Nuclear Instruments and Methods in Physics Research Section B: Beam Interactions with Materials and Atoms 231, 433 (2005)
Nuclear Microprobe Technology and Applications

D. Spemann, P. Esquinazi, R. Höhne, A. Setzer, M. Diaconu, H. Schmidt and T. Butz

Abstract
In this study ferromagnetic microstructures in highly oriented pyrolytic graphite (HOPG) were created by 2.25 MeV proton microbeam irradiation and characterized using AFM/MFM and SQUID measurements. For this purpose, spots of 1.8 × 1.8 μm² size as well as cross-like patterns of 15 μm × 15 μm size were irradiated with different ion doses.
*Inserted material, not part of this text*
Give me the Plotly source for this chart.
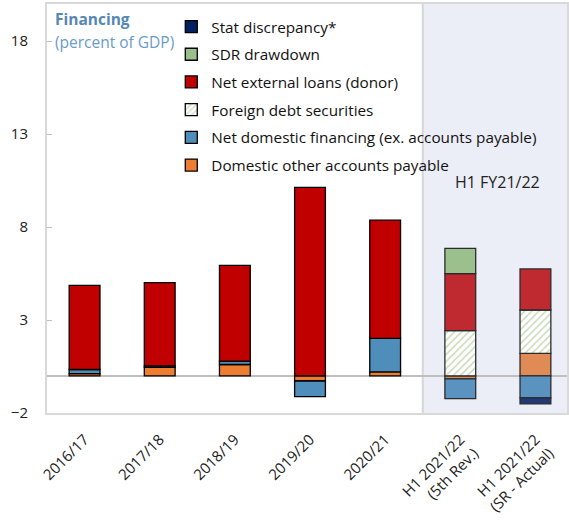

Furthermore, arrays of 600 μm × 600 μm size containing 100 × 100 micro-spots were produced with ion doses of 0.3 nC/μm². As calculated by SRIM2003 simulations, the corresponding defect densities in the near surface region are between 3 × 10¹⁸ cm⁻³ and 1 × 10²¹ cm⁻³ for the range of ion doses used. The irradiated crosses showed strong magnetic signals and a complex domain structure in the MFM images. SQUID measurements on a HOPG sample successively irradiated with micro-spots arrays showed that the irradiation increased the magnetic moment of the sample up to 0.6 × 10⁻⁵ emu and the remanent magnetization M_r(B = 0) up to 4.5 × 10⁻⁴ emu/g. However, annealing effects during irradiation have to be carefully taken into account as they can result in a complete loss of the magnetic ordering in the irradiated areas.